▸ AVAILABLE DATA

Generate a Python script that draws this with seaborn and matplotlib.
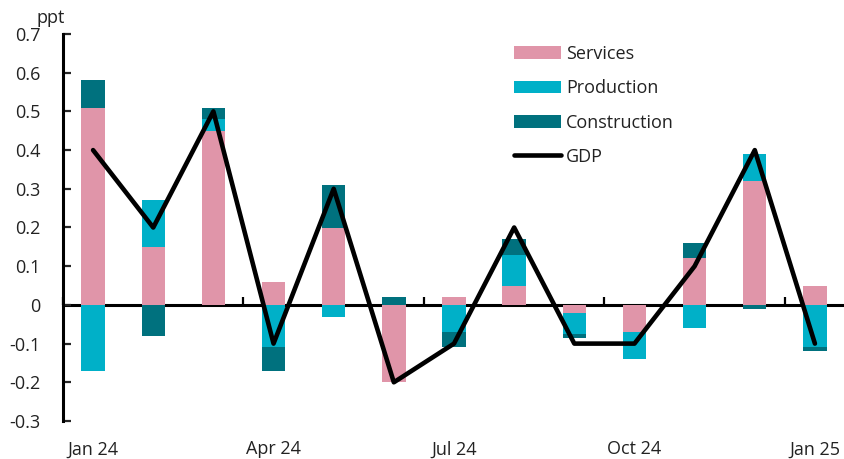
import numpy as np
import pandas as pd
import matplotlib
matplotlib.use("Agg")
import matplotlib.pyplot as plt
import seaborn as sns

months = ["Jan 24", "Feb 24", "Mar 24", "Apr 24", "May 24", "Jun 24", "Jul 24",
          "Aug 24", "Sep 24", "Oct 24", "Nov 24", "Dec 24", "Jan 25"]
services = [0.51, 0.15, 0.45, 0.06, 0.20, -0.20, 0.02, 0.05, -0.02, -0.07, 0.12, 0.32, 0.05]
production = [-0.17, 0.12, 0.03, -0.11, -0.03, 0.00, -0.07, 0.08, -0.055, -0.07, -0.06, 0.07, -0.11]
construction = [0.07, -0.08, 0.03, -0.06, 0.11, 0.02, -0.04, 0.04, -0.01, 0.00, 0.04, -0.01, -0.01]
gdp = [0.4, 0.2, 0.5, -0.1, 0.3, -0.2, -0.1, 0.2, -0.1, -0.1, 0.1, 0.4, -0.1]
shown_labels = ["Jan 24", "Apr 24", "Jul 24", "Oct 24", "Jan 25"]
y_ticks = [-0.3, -0.2, -0.1, 0, 0.1, 0.2, 0.3, 0.4, 0.5, 0.6, 0.7]

series = [("Services", services, "#E095A9"),
          ("Production", production, "#00B0C8"),
          ("Construction", construction, "#00717E")]

sns.set_theme(style="white")
plt.rcParams["font.family"] = ["Open Sans", "DejaVu Sans"]
FS = 13

fig = plt.figure(figsize=(8.45, 4.59), dpi=100)
ax = fig.add_axes([63 / 845, 1 - 421 / 459, 1 - 63 / 845, (421 - 34) / 459])

pos_base = np.zeros(len(months))
neg_base = np.zeros(len(months))
for name, vals, col in series:
    v = np.array(vals, dtype=float)
    bottoms = np.where(v >= 0, pos_base, neg_base)
    df = pd.DataFrame({"month": months, "value": v})
    sns.barplot(data=df, x="month", y="value", order=months, bottom=bottoms,
                color=col, saturation=1, width=0.39, ax=ax, label=name,
                linewidth=0, zorder=2)
    pos_base = pos_base + np.where(v >= 0, v, 0)
    neg_base = neg_base + np.where(v < 0, v, 0)

gdf = pd.DataFrame({"pos": np.arange(len(months)), "gdp": gdp})
sns.lineplot(data=gdf, x="pos", y="gdp", color="black", linewidth=3.3, ax=ax,
             label="GDP", zorder=4)

ax.set_xlim(-0.5, len(months) - 0.5)
ax.set_ylim(-0.3, 0.7)
ax.set_yticks(y_ticks)
ax.set_yticklabels(["0" if t == 0 else f"{t:.1f}" for t in y_ticks], fontsize=FS, color="#222222")
ax.tick_params(axis="y", direction="in", length=6, width=1.6, pad=16, left=True)
ax.set_xticks([months.index(m) for m in shown_labels])
ax.set_xticklabels(shown_labels, fontsize=FS, color="#222222")
ax.tick_params(axis="x", length=0, pad=14)
ax.set_xlabel("")
ax.set_ylabel("")
for s in ["top", "right", "bottom"]:
    ax.spines[s].set_visible(False)
ax.spines["left"].set_linewidth(2.2)
ax.spines["left"].set_color("black")

# zero axis with boundary ticks pointing up
sec = ax.secondary_xaxis(0.3)
sec.set_xticks([-0.5, 2.5, 5.5, 8.5, 11.5])
sec.set_xticklabels([])
sec.tick_params(direction="out", length=6, width=1.6, color="black")
sec.xaxis.set_ticks_position("top")
sec.spines["top"].set_visible(False)
sec.spines["bottom"].set_linewidth(2.2)
sec.spines["bottom"].set_color("black")

fig.text(37 / 845, 1 - 18 / 459, "ppt", fontsize=FS, va="center", ha="left", color="#222222")

handles, labels = ax.get_legend_handles_labels()
order = [labels.index(n) for n in ["Services", "Production", "Construction", "GDP"]]
leg = ax.legend([handles[i] for i in order], [labels[i] for i in order],
                loc="upper left", bbox_to_anchor=(514 / 845, 1 - 45 / 459),
                bbox_transform=fig.transFigure, frameon=False, fontsize=FS,
                borderpad=0, borderaxespad=0, handlelength=2.6, handleheight=0.7,
                handletextpad=0.3, labelspacing=0.9)
for t in leg.get_texts():
    t.set_color("#222222")

fig.savefig("out.png", dpi=100)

▸ WHAT YOU NEED TO DO
Without the pictures, repeat the listing above exactly.

▸ WRITTEN ANSWER
Generate a Python script that draws this with seaborn and matplotlib.
import numpy as np
import pandas as pd
import matplotlib
matplotlib.use("Agg")
import matplotlib.pyplot as plt
import seaborn as sns

months = ["Jan 24", "Feb 24", "Mar 24", "Apr 24", "May 24", "Jun 24", "Jul 24",
          "Aug 24", "Sep 24", "Oct 24", "Nov 24", "Dec 24", "Jan 25"]
services = [0.51, 0.15, 0.45, 0.06, 0.20, -0.20, 0.02, 0.05, -0.02, -0.07, 0.12, 0.32, 0.05]
production = [-0.17, 0.12, 0.03, -0.11, -0.03, 0.00, -0.07, 0.08, -0.055, -0.07, -0.06, 0.07, -0.11]
construction = [0.07, -0.08, 0.03, -0.06, 0.11, 0.02, -0.04, 0.04, -0.01, 0.00, 0.04, -0.01, -0.01]
gdp = [0.4, 0.2, 0.5, -0.1, 0.3, -0.2, -0.1, 0.2, -0.1, -0.1, 0.1, 0.4, -0.1]
shown_labels = ["Jan 24", "Apr 24", "Jul 24", "Oct 24", "Jan 25"]
y_ticks = [-0.3, -0.2, -0.1, 0, 0.1, 0.2, 0.3, 0.4, 0.5, 0.6, 0.7]

series = [("Services", services, "#E095A9"),
          ("Production", production, "#00B0C8"),
          ("Construction", construction, "#00717E")]

sns.set_theme(style="white")
plt.rcParams["font.family"] = ["Open Sans", "DejaVu Sans"]
FS = 13

fig = plt.figure(figsize=(8.45, 4.59), dpi=100)
ax = fig.add_axes([63 / 845, 1 - 421 / 459, 1 - 63 / 845, (421 - 34) / 459])

pos_base = np.zeros(len(months))
neg_base = np.zeros(len(months))
for name, vals, col in series:
    v = np.array(vals, dtype=float)
    bottoms = np.where(v >= 0, pos_base, neg_base)
    df = pd.DataFrame({"month": months, "value": v})
    sns.barplot(data=df, x="month", y="value", order=months, bottom=bottoms,
                color=col, saturation=1, width=0.39, ax=ax, label=name,
                linewidth=0, zorder=2)
    pos_base = pos_base + np.where(v >= 0, v, 0)
    neg_base = neg_base + np.where(v < 0, v, 0)

gdf = pd.DataFrame({"pos": np.arange(len(months)), "gdp": gdp})
sns.lineplot(data=gdf, x="pos", y="gdp", color="black", linewidth=3.3, ax=ax,
             label="GDP", zorder=4)

ax.set_xlim(-0.5, len(months) - 0.5)
ax.set_ylim(-0.3, 0.7)
ax.set_yticks(y_ticks)
ax.set_yticklabels(["0" if t == 0 else f"{t:.1f}" for t in y_ticks], fontsize=FS, color="#222222")
ax.tick_params(axis="y", direction="in", length=6, width=1.6, pad=16, left=True)
ax.set_xticks([months.index(m) for m in shown_labels])
ax.set_xticklabels(shown_labels, fontsize=FS, color="#222222")
ax.tick_params(axis="x", length=0, pad=14)
ax.set_xlabel("")
ax.set_ylabel("")
for s in ["top", "right", "bottom"]:
    ax.spines[s].set_visible(False)
ax.spines["left"].set_linewidth(2.2)
ax.spines["left"].set_color("black")

# zero axis with boundary ticks pointing up
sec = ax.secondary_xaxis(0.3)
sec.set_xticks([-0.5, 2.5, 5.5, 8.5, 11.5])
sec.set_xticklabels([])
sec.tick_params(direction="out", length=6, width=1.6, color="black")
sec.xaxis.set_ticks_position("top")
sec.spines["top"].set_visible(False)
sec.spines["bottom"].set_linewidth(2.2)
sec.spines["bottom"].set_color("black")

fig.text(37 / 845, 1 - 18 / 459, "ppt", fontsize=FS, va="center", ha="left", color="#222222")

handles, labels = ax.get_legend_handles_labels()
order = [labels.index(n) for n in ["Services", "Production", "Construction", "GDP"]]
leg = ax.legend([handles[i] for i in order], [labels[i] for i in order],
                loc="upper left", bbox_to_anchor=(514 / 845, 1 - 45 / 459),
                bbox_transform=fig.transFigure, frameon=False, fontsize=FS,
                borderpad=0, borderaxespad=0, handlelength=2.6, handleheight=0.7,
                handletextpad=0.3, labelspacing=0.9)
for t in leg.get_texts():
    t.set_color("#222222")

fig.savefig("out.png", dpi=100)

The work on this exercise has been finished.